Harmonized and controlled experimental methods are critical for all clinical and non-clinical human studies. Routinely, the checkpoints for quality control of blood samples and its derivatives rest on variables such as sample processing procedures, anticoagulants used, temperatures, incubation/exposure times, brand and lot of reagents, among others. However, sample pre-processing parameters that could influence the quality and stability of the biological material such as time-to-sample processing or time of day for sample procurement are not often considered. Results from this study revealed that a time delay between obtaining a peripheral blood sample and its processing, affects inflammatory gene expression and potentially cell functions, providing critical evidence of the importance of controlling blood sample handling variables prior to ex-vivo analyses.
Previous studies have evaluated the impact of time after phlebotomy and its relationship with the quality of data derived from immunological analyses [12, 17,18,19,20,21]. Despite their important contribution, these studies evaluated the effect of sample processing delay in a single immunologic parameter (cell function, cell count, activation markers or gene expression), and usually during just one time point (most of them after a 24 h time frame), limiting the accurate definition of sample processing times, especially when studies involve multiple clinical sites and multiple immunological parameters. To overcome this, our approach aimed to concomitantly analyze the dynamic effects of time to blood sample processing on multiple immune and cellular parameters.
Although not statistically significant, our results showed a reduction in the cellular viability at 24 h, which could have important biological implications. Similar findings were previously reported, where average viability within 8 h of processing was ∼92%, decreasing significantly to ∼84% when processing was delayed 24 h, concluding that for optimal cell viability and recovery, PBMCs must be processed and cryopreserved within 8 h after venipuncture [18]. Our data extend these observations and indicate that in terms of cell viability, blood samples could be processed up to 12 h after phlebotomy.
In the context of immunological assays and analyses of cell function, the time frame between phlebotomy and PBMCs isolation is critical [15, 18]. A delay in the processing of PBMCs over 8 h, has been shown to result in alterations of NK cells functions: decreased expression of chemokine receptors (CCR4 and CCR7), reduction of degranulation capacity and secretion of IFNγ and TNFα [22]. Similarly, a progressive impairment of antigen presenting cell function of plasmacytoid and myeloid dendritic cells and monocytes has been reported at 0, 6, 12 and 24 h between venipuncture and PBMC isolation [23]. Our data showed that the frequency of monocytes, NK cells, and B cells in whole blood was unaffected at early time points and up to 24 h after phlebotomy, concurring with prior studies and expanding towards earlier time-points of analysis [24]. However, our results revealed a significant decrease in the CD3+ T cell population at 24. Loss of CD3+ T cells occurred concomitantly with increase in the CD3 negative lymphocyte population, suggesting antigen loss rather than an impact on cell viability. Rapid internalization and recycling of the TCR:CD3 complex has been reported in resting T cells [25], potentially explaining the observed reduction in the CD3+ T cell population.

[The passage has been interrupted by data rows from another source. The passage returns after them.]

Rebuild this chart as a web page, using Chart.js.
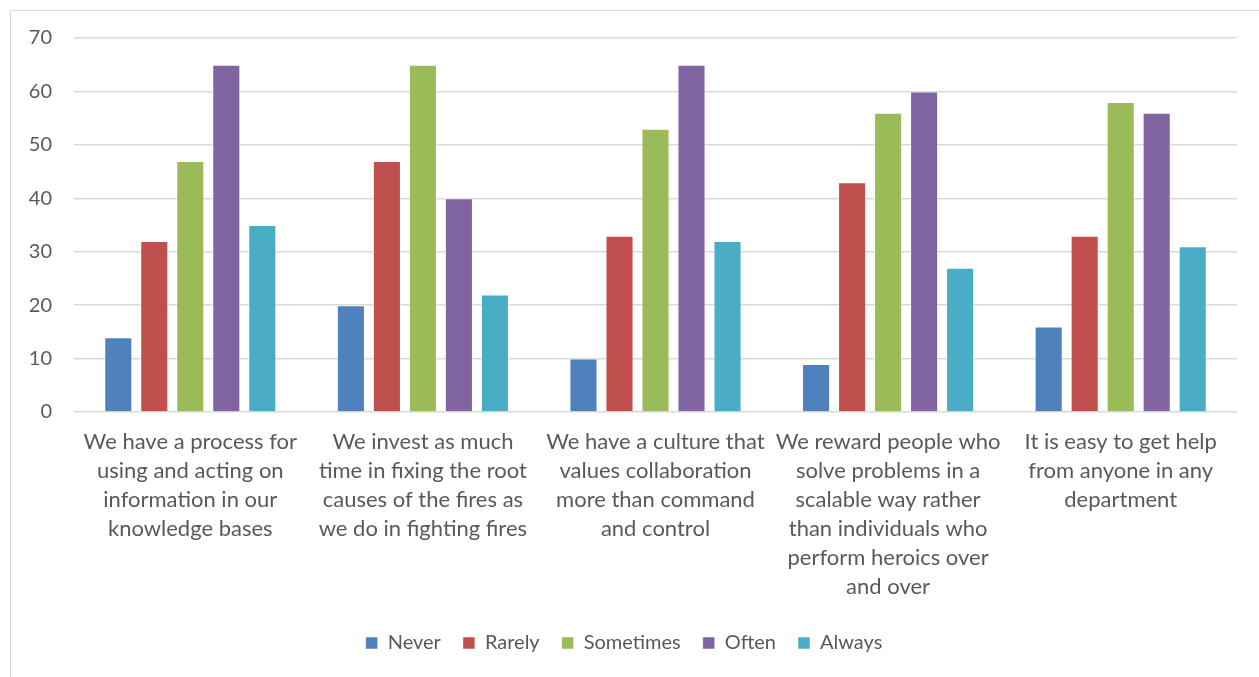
<!DOCTYPE html>
<html>
<head>
<meta charset="utf-8">
<script src="https://cdn.jsdelivr.net/npm/chart.js@4/dist/chart.umd.min.js"></script>
<style>
  html, body { margin: 0; padding: 0; background: #fff; overflow: hidden; }
  #frame {
    position: absolute; left: 10px; top: 10px;
    width: 1260px; height: 680px;
    border-left: 1px solid #d9d9d9; border-top: 1px solid #d9d9d9;
  }
  #box {
    position: absolute; left: 11px; top: 4px;
    width: 1248px; height: 673px;
  }
</style>
</head>
<body>
<div id="frame"></div>
<div id="box"><canvas id="myChart"></canvas></div>
<script>
const categories = [
  ["We have a process for", "using and acting on", "information in our", "knowledge bases"],
  ["We invest as much", "time in fixing the root", "causes of the fires as", "we do in fighting fires"],
  ["We have a culture that", "values collaboration", "more than command", "and control"],
  ["We reward people who", "solve problems in a", "scalable way rather", "than individuals who", "perform heroics over", "and over"],
  ["It is easy to get help", "from anyone in any", "department"]
];
const never = [14, 20, 10, 9, 16];
const rarely = [32, 47, 33, 43, 33];
const sometimes = [47, 65, 53, 56, 58];
const often = [65, 40, 65, 60, 56];
const always = [35, 22, 32, 27, 31];
const yTicks = [0, 10, 20, 30, 40, 50, 60, 70];

const textColor = "#595959";
const font = "Lato, 'Open Sans', sans-serif";

function series(label, data, color) {
  return {
    label: label,
    data: data,
    backgroundColor: color,
    borderColor: "rgba(255,255,255,0.5)",
    borderWidth: 1,
    categoryPercentage: 0.774,
    barPercentage: 0.78,
  };
}

const ctx = document.getElementById("myChart").getContext("2d");
new Chart(ctx, {
  type: "bar",
  data: {
    labels: categories,
    datasets: [
      series("Never", never, "#4F81BD"),
      series("Rarely", rarely, "#C0504D"),
      series("Sometimes", sometimes, "#9BBB59"),
      series("Often", often, "#8064A2"),
      series("Always", always, "#4BACC6"),
    ],
  },
  options: {
    responsive: true,
    maintainAspectRatio: false,
    animation: false,
    layout: { padding: { top: 20, right: 22, bottom: 14, left: 0 } },
    plugins: {
      tooltip: { enabled: false },
      legend: {
        position: "bottom",
        labels: {
          color: textColor,
          font: { family: font, size: 20 },
          boxWidth: 12,
          boxHeight: 12,
          padding: 22,
        },
      },
    },
    scales: {
      x: {
        grid: { display: false },
        border: { display: false },
        ticks: {
          color: textColor,
          font: { family: font, size: 22, lineHeight: 1.32 },
          padding: 7,
          maxRotation: 0,
          autoSkip: false,
        },
        afterFit: (scale) => { scale.height = 199; },
      },
      y: {
        min: 0,
        max: 70,
        afterBuildTicks: (scale) => { scale.ticks = yTicks.map((v) => ({ value: v })); },
        grid: { color: "#d9d9d9", lineWidth: 1.5, drawTicks: false },
        border: { display: false },
        ticks: {
          color: textColor,
          font: { family: font, size: 20 },
          padding: 22,
        },
        afterFit: (scale) => { scale.width = 63; },
      },
    },
  },
});
</script>
</body>
</html>
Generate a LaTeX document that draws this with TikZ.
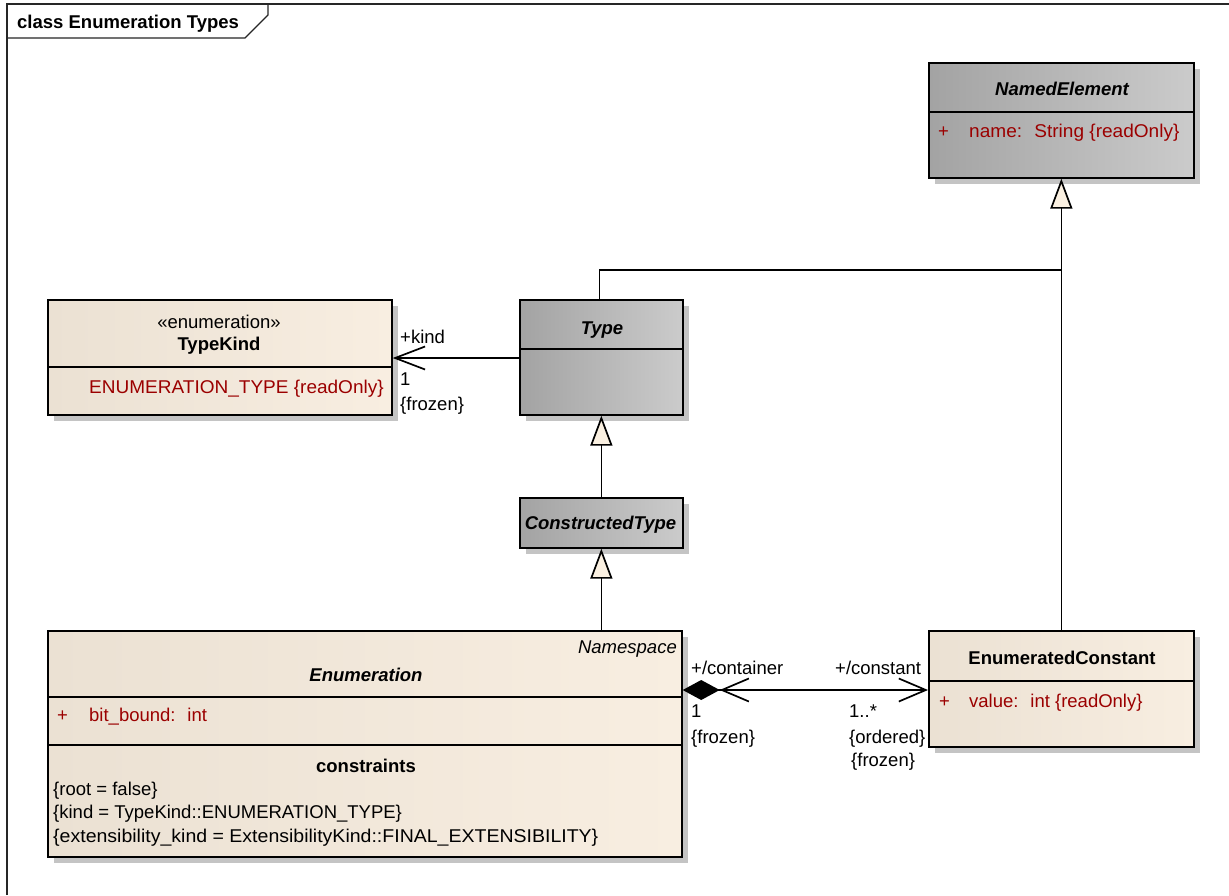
\documentclass[tikz,border=0pt]{standalone}
\usepackage{fontspec}
\setmainfont{Liberation Sans}
\usetikzlibrary{arrows.meta,shadows,calc}
\definecolor{attr}{RGB}{155,0,0}
\definecolor{bgl}{RGB}{235,225,211}
\definecolor{bgr}{RGB}{248,238,225}
\definecolor{gl}{RGB}{163,163,163}
\definecolor{gr}{RGB}{203,203,203}
\definecolor{cream}{RGB}{250,240,225}
\definecolor{shad}{RGB}{196,196,196}
\begin{document}
\begin{tikzpicture}[x=1pt,y=-1pt,
  font=\fontsize{18.5}{22}\selectfont,
  box/.style={draw=black, line width=1.7pt, anchor=north west, inner sep=0pt,
    general shadow={fill=shad, shadow xshift=6pt, shadow yshift=-6pt}},
  beige/.style={box, left color=bgl, right color=bgr},
  grayb/.style={box, left color=gl, right color=gr},
  sep/.style={line width=1.7pt},
  txt/.style={inner sep=0pt, anchor=mid, yshift=-4pt},
  ltxt/.style={inner sep=0pt, anchor=mid west, yshift=-4pt},
  rtxt/.style={inner sep=0pt, anchor=mid east, yshift=-4pt},
  atxt/.style={ltxt, text=attr},
  conn/.style={line width=1.7pt, line join=miter},
  gen/.style={conn, -{Triangle[length=30pt,width=22pt,fill=cream]}},
  kbarb/.tip={Straight Barb[length=30pt,width=23pt]},
  cbarb/.tip={Straight Barb[length=27pt,width=23pt]},
  frame/.style={line width=1.4pt, draw=black!85}
]
\useasboundingbox (0,0) rectangle (1229,895);
\fill[white] (0,0) rectangle (1229,895);

% frame
\draw[frame] (7,895) -- (7,4) -- (1229,4);
\draw[frame] (7,38) -- (245,38) -- (268,15) -- (268,4);
\node[ltxt, yshift=1pt, font=\fontsize{18.5}{22}\selectfont\bfseries] (title) at (17,23) {class Enumeration Types};

% NamedElement
\node[grayb, minimum width=265pt, minimum height=115pt] (ne) at (928,62) {};
\draw[sep] (928,112) -- (1193,112);
\node[txt, font=\fontsize{18.5}{22}\selectfont\bfseries\itshape] (netitle) at (1062,89) {NamedElement};
\node[atxt] (neplus) at (938,131) {+};
\node[atxt] (neattr) at (969,131) {\scalebox{1.03}[1]{name:\hspace{5pt} String \{readOnly\}}};

% TypeKind
\node[beige, minimum width=344pt, minimum height=115pt] (tk) at (47,299) {};
\draw[sep] (47,367) -- (391,367);
\node[txt] (tkst) at (219,322) {«enumeration»};
\node[txt, font=\fontsize{18.5}{22}\selectfont\bfseries] (tkname) at (219,344) {TypeKind};
\node[atxt] (tklit) at (89,387) {\scalebox{1.028}[1]{ENUMERATION\_TYPE \{readOnly\}}};

% Type
\node[grayb, minimum width=163pt, minimum height=115pt] (type) at (519,299) {};
\draw[sep] (519,349) -- (682,349);
\node[txt, font=\fontsize{18.5}{22}\selectfont\bfseries\itshape] (typename) at (602,328) {Type};

% ConstructedType
\node[grayb, minimum width=163pt, minimum height=50pt] (ct) at (519,497) {};
\node[txt, font=\fontsize{18.5}{22}\selectfont\bfseries\itshape] (ctname) at (600.5,523) {ConstructedType};

% Enumeration
\node[beige, minimum width=634pt, minimum height=226pt] (enum) at (47,630) {};
\draw[sep] (47,697) -- (681,697);
\draw[sep] (47,745) -- (681,745);
\node[rtxt, font=\fontsize{18.5}{22}\selectfont\itshape] (ns) at (677,647) {Namespace};
\node[txt, font=\fontsize{18.5}{22}\selectfont\bfseries\itshape] (enumname) at (366,675) {Enumeration};
\node[atxt] (enplus) at (57,715) {+};
\node[atxt] (enattr) at (89,715) {bit\_bound:\hspace{5pt} int};
\node[txt, font=\fontsize{18.5}{22}\selectfont\bfseries] (cons) at (366,766) {constraints};
\node[ltxt] (c1) at (53,789) {\{root = false\}};
\node[ltxt] (c2) at (53,812) {\{kind = TypeKind::ENUMERATION\_TYPE\}};
\node[ltxt] (c3) at (53,836) {\scalebox{1.055}[1]{\{extensibility\_kind = ExtensibilityKind::FINAL\_EXTENSIBILITY\}}};

% EnumeratedConstant
\node[beige, minimum width=265pt, minimum height=116pt] (ec) at (928,630) {};
\draw[sep] (928,681) -- (1193,681);
\node[txt, font=\fontsize{18.5}{22}\selectfont\bfseries] (ecname) at (1062,658) {EnumeratedConstant};
\node[atxt] (ecplus) at (939,701) {+};
\node[atxt] (ecattr) at (969,701) {value:\hspace{5pt} int \{readOnly\}};

% connectors
\coordinate (gj) at (1061,270);
\coordinate (cy) at (0,690);
\draw[conn] ([xshift=-2pt]type.north) |- (gj);
\draw[gen] (ec.north) -- (ne.south);
\draw[gen] (ct.north) -- (type.south);
\draw[gen] (enum.north -| ct.south) -- (ct.south);
\draw[conn, -{kbarb}] (type.west |- 0,358) -- (tk.east |- 0,358);
\draw[conn, {Diamond[length=37pt,width=20pt] cbarb}-{cbarb}] (enum.east |- cy) -- (ec.west |- cy);

% association labels
\node[ltxt] (lkind) at (400,337) {+kind};
\node[ltxt] (lk1) at (400,379) {1};
\node[ltxt] (lkfr) at (400,404) {\{frozen\}};
\node[ltxt] (lcont) at (691,668) {+/container};
\node[ltxt] (lc1) at (691,711) {1};
\node[ltxt] (lcfr) at (691,737) {\{frozen\}};
\node[ltxt] (lconst) at (835,668) {+/constant};
\node[ltxt] (lm) at (849,711) {1..*};
\node[ltxt] (lord) at (849,737) {\{ordered\}};
\node[ltxt] (lmfr) at (851,760) {\{frozen\}};
\end{tikzpicture}
\end{document}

In the context of immune-related gene expression, we observed different patterns of expression among the analyzed genes. Whereas expression of TNFα was strongly upregulated in a time-dependent manner, and CCL8, CCR2 and CXCL10 were down-regulated at all time points after 2 h, and the expression of CXCL3, CCL2, IL-1β and CCR7 remained unchanged. Expression profiling in PBMCs using microarrays from human blood samples processed immediately or the next day after overnight incubation revealed that 31.7% of genes (2034 of the 6414 evaluated genes) were sensitive to ex-vivo incubation. A high proportion of these genes were involved in basic cellular processes such as transcriptional regulation, cell cycle progression, TNF-related functions, immune signaling, apoptosis and cytokines/chemokines signaling [12]. Interestingly, changes in gene expression have been reported to occur as early as 4 h post venipuncture [21]. These processes may reflect transcriptional events as an active response to cellular stress, and/or effects induced by alterations in cell-to-cell contact dynamics, which alert to an understanding of the basal gene expression patterns analyzed in blood samples prior to functional interpretation of gene expression profiles.
This study explored the effect of time to blood sample processing on a spectrum of immunological readouts. Overall, our findings indicated that blood samples processed after 12 h of phlebotomy should be carefully controlled and critically analyzed as alterations in cell viability and functionality are evidenced. This has important implications in multi-center/multi-site studies and field studies where time control can be challenging. Potential strategies to overcome this could include definition of a single time-point for sample processing within all clinical sites, inclusion of time-specific control samples to be collected simultaneously to the study samples (e.g. a blood sample from a study subject processed in parallel to one of a healthy volunteer as a normalizing control). Results presented herein provide an evidence base for the design of studies that involve human blood sampling and downstream analyses of immunological functions.